▶ _What you have to do_
Show all lines of the listing that hold the word "React".

□ □ □ □

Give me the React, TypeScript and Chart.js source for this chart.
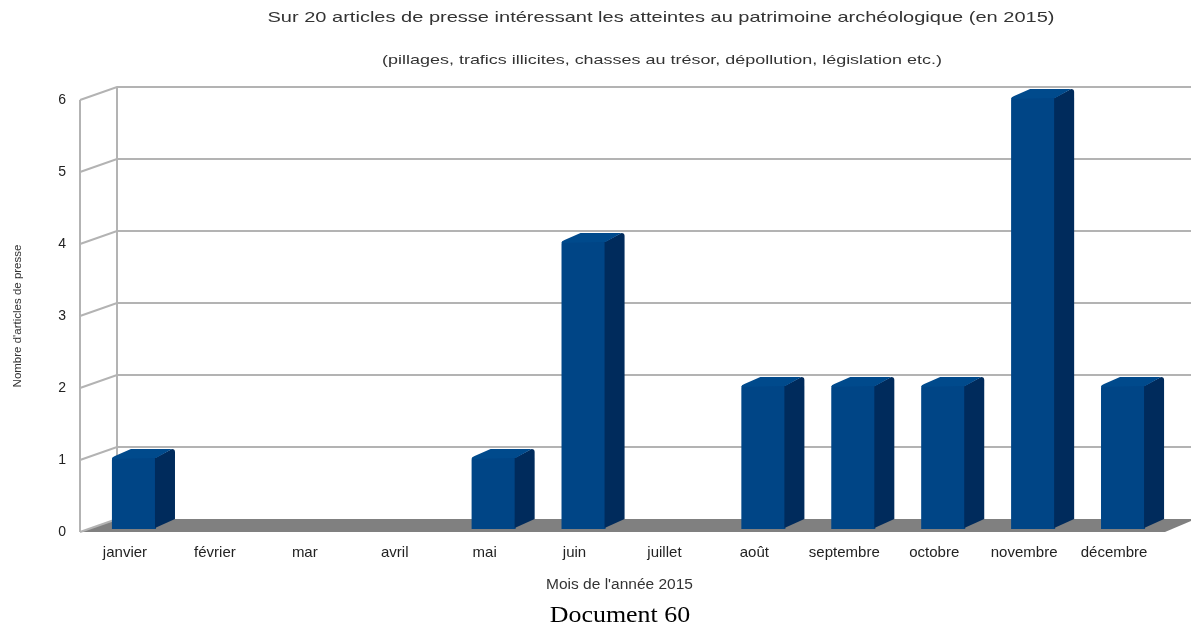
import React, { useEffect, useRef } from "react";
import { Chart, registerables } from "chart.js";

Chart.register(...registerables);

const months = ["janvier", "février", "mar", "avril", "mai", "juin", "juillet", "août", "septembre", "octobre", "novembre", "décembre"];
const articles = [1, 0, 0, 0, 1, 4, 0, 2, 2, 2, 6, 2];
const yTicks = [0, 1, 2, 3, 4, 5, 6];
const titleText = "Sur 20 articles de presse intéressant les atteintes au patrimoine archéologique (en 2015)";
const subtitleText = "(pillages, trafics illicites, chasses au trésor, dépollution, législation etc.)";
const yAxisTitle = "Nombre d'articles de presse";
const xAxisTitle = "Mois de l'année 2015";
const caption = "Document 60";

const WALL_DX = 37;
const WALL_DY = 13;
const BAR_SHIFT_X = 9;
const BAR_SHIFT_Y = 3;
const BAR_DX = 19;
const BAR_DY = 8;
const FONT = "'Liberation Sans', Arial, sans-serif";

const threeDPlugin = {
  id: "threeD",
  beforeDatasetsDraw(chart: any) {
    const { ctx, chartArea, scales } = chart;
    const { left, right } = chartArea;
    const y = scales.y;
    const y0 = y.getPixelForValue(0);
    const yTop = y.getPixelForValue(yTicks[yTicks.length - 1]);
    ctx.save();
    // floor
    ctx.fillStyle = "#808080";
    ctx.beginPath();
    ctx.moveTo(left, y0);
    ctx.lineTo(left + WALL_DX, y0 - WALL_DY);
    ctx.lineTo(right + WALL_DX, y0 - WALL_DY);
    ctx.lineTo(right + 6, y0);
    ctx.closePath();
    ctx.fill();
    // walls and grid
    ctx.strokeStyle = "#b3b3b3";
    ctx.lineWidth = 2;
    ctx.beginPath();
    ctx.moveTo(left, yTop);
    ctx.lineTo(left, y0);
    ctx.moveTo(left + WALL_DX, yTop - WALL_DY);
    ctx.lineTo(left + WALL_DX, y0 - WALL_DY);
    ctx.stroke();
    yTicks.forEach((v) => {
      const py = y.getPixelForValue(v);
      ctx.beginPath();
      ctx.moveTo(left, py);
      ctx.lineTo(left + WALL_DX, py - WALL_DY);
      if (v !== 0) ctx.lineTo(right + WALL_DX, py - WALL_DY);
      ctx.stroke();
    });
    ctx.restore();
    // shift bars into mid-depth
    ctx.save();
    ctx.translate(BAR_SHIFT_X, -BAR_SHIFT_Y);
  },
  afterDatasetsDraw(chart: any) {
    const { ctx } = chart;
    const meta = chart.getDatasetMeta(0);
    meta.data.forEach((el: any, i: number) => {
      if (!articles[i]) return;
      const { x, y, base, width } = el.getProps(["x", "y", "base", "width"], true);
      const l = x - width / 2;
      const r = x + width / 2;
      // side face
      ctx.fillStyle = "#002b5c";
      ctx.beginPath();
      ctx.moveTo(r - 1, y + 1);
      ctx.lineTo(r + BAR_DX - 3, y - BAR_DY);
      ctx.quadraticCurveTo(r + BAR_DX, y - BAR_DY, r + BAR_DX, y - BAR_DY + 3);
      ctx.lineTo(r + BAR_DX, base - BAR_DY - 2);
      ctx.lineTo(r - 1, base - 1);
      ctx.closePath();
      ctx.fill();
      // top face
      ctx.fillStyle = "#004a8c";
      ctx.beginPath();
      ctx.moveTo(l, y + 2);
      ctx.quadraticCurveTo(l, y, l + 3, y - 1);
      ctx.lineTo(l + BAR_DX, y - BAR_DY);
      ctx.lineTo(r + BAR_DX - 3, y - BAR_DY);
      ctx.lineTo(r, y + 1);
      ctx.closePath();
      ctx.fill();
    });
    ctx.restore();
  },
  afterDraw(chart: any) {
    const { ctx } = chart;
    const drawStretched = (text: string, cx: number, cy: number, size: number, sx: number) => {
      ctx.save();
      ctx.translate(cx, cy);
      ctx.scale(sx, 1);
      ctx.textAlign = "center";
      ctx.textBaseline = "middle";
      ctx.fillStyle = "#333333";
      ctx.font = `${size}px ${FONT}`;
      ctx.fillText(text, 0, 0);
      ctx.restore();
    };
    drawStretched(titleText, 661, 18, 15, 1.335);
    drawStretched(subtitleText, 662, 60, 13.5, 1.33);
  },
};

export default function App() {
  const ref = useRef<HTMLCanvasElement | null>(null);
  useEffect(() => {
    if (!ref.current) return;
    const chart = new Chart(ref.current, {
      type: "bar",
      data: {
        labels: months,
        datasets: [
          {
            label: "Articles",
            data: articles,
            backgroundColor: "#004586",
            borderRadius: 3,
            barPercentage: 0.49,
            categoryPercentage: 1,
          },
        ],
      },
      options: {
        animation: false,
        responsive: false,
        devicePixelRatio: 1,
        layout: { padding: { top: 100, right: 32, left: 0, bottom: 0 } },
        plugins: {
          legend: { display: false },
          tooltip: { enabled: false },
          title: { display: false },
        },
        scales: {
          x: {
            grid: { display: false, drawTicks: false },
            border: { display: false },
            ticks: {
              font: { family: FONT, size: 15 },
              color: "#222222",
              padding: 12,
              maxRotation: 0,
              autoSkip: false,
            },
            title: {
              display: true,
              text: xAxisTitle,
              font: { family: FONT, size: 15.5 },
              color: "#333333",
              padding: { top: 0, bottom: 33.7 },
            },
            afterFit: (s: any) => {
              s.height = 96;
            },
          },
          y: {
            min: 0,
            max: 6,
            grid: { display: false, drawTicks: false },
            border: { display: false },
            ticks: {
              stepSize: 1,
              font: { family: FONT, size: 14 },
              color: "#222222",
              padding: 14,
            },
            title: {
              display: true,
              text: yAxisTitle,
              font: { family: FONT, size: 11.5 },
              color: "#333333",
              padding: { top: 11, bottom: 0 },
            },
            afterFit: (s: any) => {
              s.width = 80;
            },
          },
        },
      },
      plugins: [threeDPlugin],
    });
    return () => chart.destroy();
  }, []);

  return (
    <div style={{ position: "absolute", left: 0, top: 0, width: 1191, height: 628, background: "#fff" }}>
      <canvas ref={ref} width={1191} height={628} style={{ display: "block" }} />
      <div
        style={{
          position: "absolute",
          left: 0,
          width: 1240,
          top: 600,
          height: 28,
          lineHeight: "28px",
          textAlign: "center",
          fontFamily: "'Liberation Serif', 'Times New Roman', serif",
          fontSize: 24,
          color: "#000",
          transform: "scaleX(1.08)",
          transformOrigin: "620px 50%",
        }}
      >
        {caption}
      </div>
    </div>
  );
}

□ □ □ □

▶ _Solution below_
Give me the React, TypeScript and Chart.js source for this chart.
import React, { useEffect, useRef } from "react";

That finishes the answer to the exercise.